10 years ago today Jennifer Heil, an Alberta native who now calls North Vancouver home, stood at the top of the Olympic moguls course at Cypress Mountain in West Vancouver with the weight of a nation on her shoulders.
As the defending Olympic gold medalist and a dominant performer on the World Cup circuit, Heil was a gold medal favourite in moguls at the 2010 Games. The pressure on her, however, was ratcheted up to immense levels through no fault of her own, as the country was hungry for someone to become the first Canadian ever to win an Olympic gold medal on home soil. Canada had hosted a Winter Games in Calgary in 1988 and a Summer Games in Montreal in 1976 without reaching the top of the podium, and all of that pent-up up angst was seemingly transferred to Heil simply because she was a great athlete competing on the first day of competition at the 2010 Games.
So what happened? Heil competed like a champion, laying down monster runs under intense scrutiny. In the end she scored silver, placing second behind Hannah Kearney of the United States. The golden drought was ended one day later by her moguls teammate Alexandre Bilodeau. Heil is now is rightfully recognized as one of Canada's most accomplished athletes with two Olympic medals and six world championship medals, including four golds, to her name.
Here Heil tells the North Shore News about her experience competing in those 2010 Olympic Games in Vancouver.
What was it like competing at a home Olympic Games?
It was like winning the lottery. The experience was filled with the most intense pressure and joy and was the highlight of my career.
What was the fan support like for you?
When my name was announced just before I pushed out of the start gate, it was like the entire mountain shook with the cheers of Canadians. That support gave me the courage to lay it on the line.
When I received my medal in B.C. place again the power of the support from Canadians instantly brought me to tears. All these years later I still haven’t found the words to describe what it felt like to receive such amazing support.
How do you feel about your performance?
Many journalists said that it was myself and the men’s hockey team that faced the most pressure at the Games, but that they were able to face it as a team. There is no doubt that the pressure was beyond intense, as a reigning Olympic champion, competing day one. As I look back I have so much love for the moment, for the Canadians that rallied around the athletes, to my team who made sure I was ready to face that pressure, and to my family who made it all possible. Representing our great country on the world stage has been the honour of a lifetime.
What moment from the 2010 Games is seared into your memory forever?
Too many to count! From my actual performance, to walking down Robson Street receiving high fives and joining in the singing of spontaneous O’ Canada’s, to watching my teammate and good friend Alex Bilodeau bring home gold…and on and on it goes...
How do you feel anytime you hear that “I believe” music start playing now?

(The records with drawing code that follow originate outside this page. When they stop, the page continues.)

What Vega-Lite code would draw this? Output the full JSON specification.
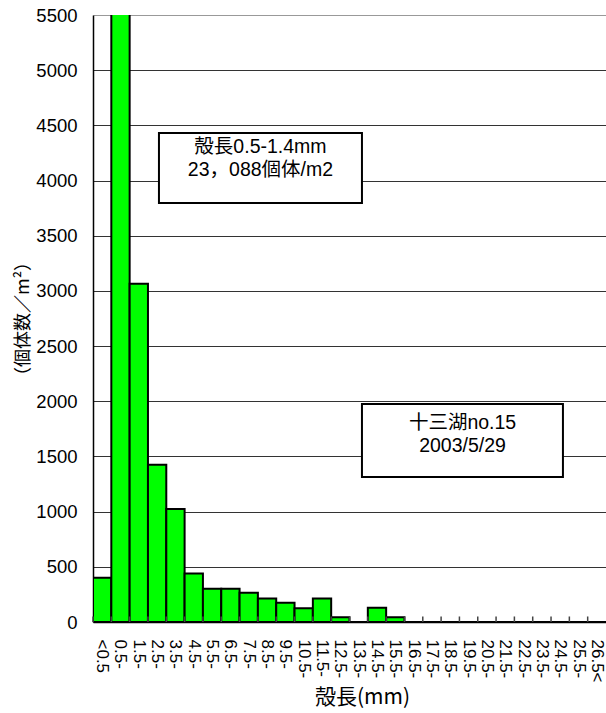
{
  "$schema": "https://vega.github.io/schema/vega-lite/v6.json",
  "autosize": {"type": "none"},
  "width": 513,
  "height": 607,
  "padding": {"left": 93, "top": 15, "right": 0, "bottom": 91},
  "background": "white",
  "config": {
    "view": {"stroke": null},
    "font": "'Liberation Sans', 'Noto Sans CJK JP', sans-serif"
  },
  "datasets": {
    "bins": [
      {"bin": "<0.5", "count": 400},
      {"bin": "0.5-", "count": 23088},
      {"bin": "1.5-", "count": 3065},
      {"bin": "2.5-", "count": 1425},
      {"bin": "3.5-", "count": 1025},
      {"bin": "4.5-", "count": 440},
      {"bin": "5.5-", "count": 302},
      {"bin": "6.5-", "count": 302},
      {"bin": "7.5-", "count": 265},
      {"bin": "8.5-", "count": 214},
      {"bin": "9.5-", "count": 175},
      {"bin": "10.5-", "count": 125},
      {"bin": "11.5-", "count": 212},
      {"bin": "12.5-", "count": 42},
      {"bin": "13.5-", "count": 0},
      {"bin": "14.5-", "count": 130},
      {"bin": "15.5-", "count": 42},
      {"bin": "16.5-", "count": 0},
      {"bin": "17.5-", "count": 0},
      {"bin": "18.5-", "count": 0},
      {"bin": "19.5-", "count": 0},
      {"bin": "20.5-", "count": 0},
      {"bin": "21.5-", "count": 0},
      {"bin": "22.5-", "count": 0},
      {"bin": "23.5-", "count": 0},
      {"bin": "24.5-", "count": 0},
      {"bin": "25.5-", "count": 0},
      {"bin": "26.5<", "count": 0}
    ]
  },
  "resolve": {"scale": {"x": "independent"}},
  "layer": [
    {
      "data": {"name": "bins"},
      "mark": {"type": "bar", "fill": "#00FF00", "stroke": "black", "strokeWidth": 2, "clip": true},
      "encoding": {
        "x": {
          "field": "bin", "type": "nominal", "sort": null,
          "scale": {"paddingInner": 0, "paddingOuter": 0},
          "axis": {
            "title": "殻長(mm)",
            "titleFont": "'Noto Sans CJK JP', sans-serif",
            "titleFontSize": 21,
            "titleFontWeight": "normal",
            "titleColor": "black",
            "titlePadding": 4,
            "titleX": 269,
            "labelAngle": 90,
            "labelFontSize": 17,
            "labelColor": "black",
            "labelPadding": 17,
            "ticks": false,
            "domainColor": "black",
            "domainWidth": 1.5,
            "labelOverlap": false,
            "grid": false
          }
        },
        "y": {
          "field": "count", "type": "quantitative",
          "scale": {"domain": [0, 5500], "nice": false},
          "axis": {
            "title": "（個体数／m²）",
            "titleFont": "'Noto Sans CJK JP', sans-serif",
            "titleFontSize": 18,
            "titleFontWeight": "normal",
            "titleColor": "black",
            "titlePadding": 3,
            "values": [0, 500, 1000, 1500, 2000, 2500, 3000, 3500, 4000, 4500, 5000, 5500],
            "format": "d",
            "labelFontSize": 18.5,
            "labelColor": "black",
            "labelPadding": 16,
            "ticks": false,
            "domainColor": "black",
            "domainWidth": 1.5,
            "grid": true,
            "gridColor": {"condition": {"test": "datum.value === 5500", "value": "#999"}, "value": "#333"},
            "gridWidth": 1
          }
        }
      }
    },
    {
      "data": {"name": "bins"},
      "mark": {"type": "rule", "color": "#444", "strokeWidth": 1.5},
      "encoding": {
        "x": {"field": "bin", "type": "nominal", "sort": null, "bandPosition": 0,
              "scale": {"paddingInner": 0, "paddingOuter": 0}, "axis": null},
        "y": {"datum": 0, "type": "quantitative"},
        "y2": {"datum": 50}
      }
    },
    {
      "data": {"values": [
        {"x1": 3.6, "x2": 14.68, "y1": 4431, "y2": 3797},
        {"x1": 14.68, "x2": 25.65, "y1": 1975, "y2": 1314}
      ]},
      "mark": {"type": "rect", "fill": "white", "stroke": "black", "strokeWidth": 2},
      "encoding": {
        "x": {"field": "x1", "type": "quantitative", "scale": {"domain": [0, 28], "nice": false, "zero": false}, "axis": null},
        "x2": {"field": "x2"},
        "y": {"field": "y1", "type": "quantitative"},
        "y2": {"field": "y2"}
      }
    },
    {
      "data": {"values": [
        {"x": 9.14, "y": 4300, "label": "殻長0.5-1.4mm"},
        {"x": 9.14, "y": 4092, "label": "23，088個体/m2"},
        {"x": 20.17, "y": 1802, "label": "十三湖no.15"},
        {"x": 20.17, "y": 1594, "label": "2003/5/29"}
      ]},
      "mark": {"type": "text", "fontSize": 19.5, "color": "black", "align": "center", "baseline": "middle", "font": "'Liberation Sans', 'Noto Sans CJK JP', sans-serif"},
      "encoding": {
        "x": {"field": "x", "type": "quantitative", "scale": {"domain": [0, 28], "nice": false, "zero": false}, "axis": null},
        "y": {"field": "y", "type": "quantitative"},
        "text": {"field": "label"}
      }
    }
  ]
}
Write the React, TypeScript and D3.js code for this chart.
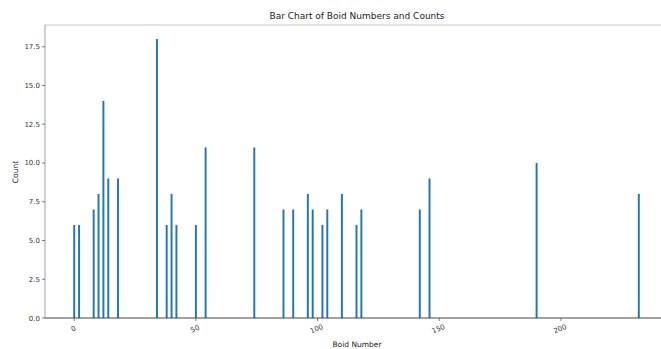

Fortunately I don’t hear it all that often because I think I would for sure just start crying!
What are you up to now?
I am the VP of Sport Development at viaSport BC, an organization that was the legacy of 2010 and governs the investment in sport in B.C. We’re working on a couple of transformative projects to ensure sport is safe, inclusive and meaningful for British Columbians. I am also co-producing a couple of documentaries on women in sport, provide training to executives on a high-performance mindset, and I’m a mom to two young boys!
What advice would you give to aspiring Olympians?
My advice to anyone aspiring to reach their goals whether it be in sport or otherwise is it do it for the joy of the effort.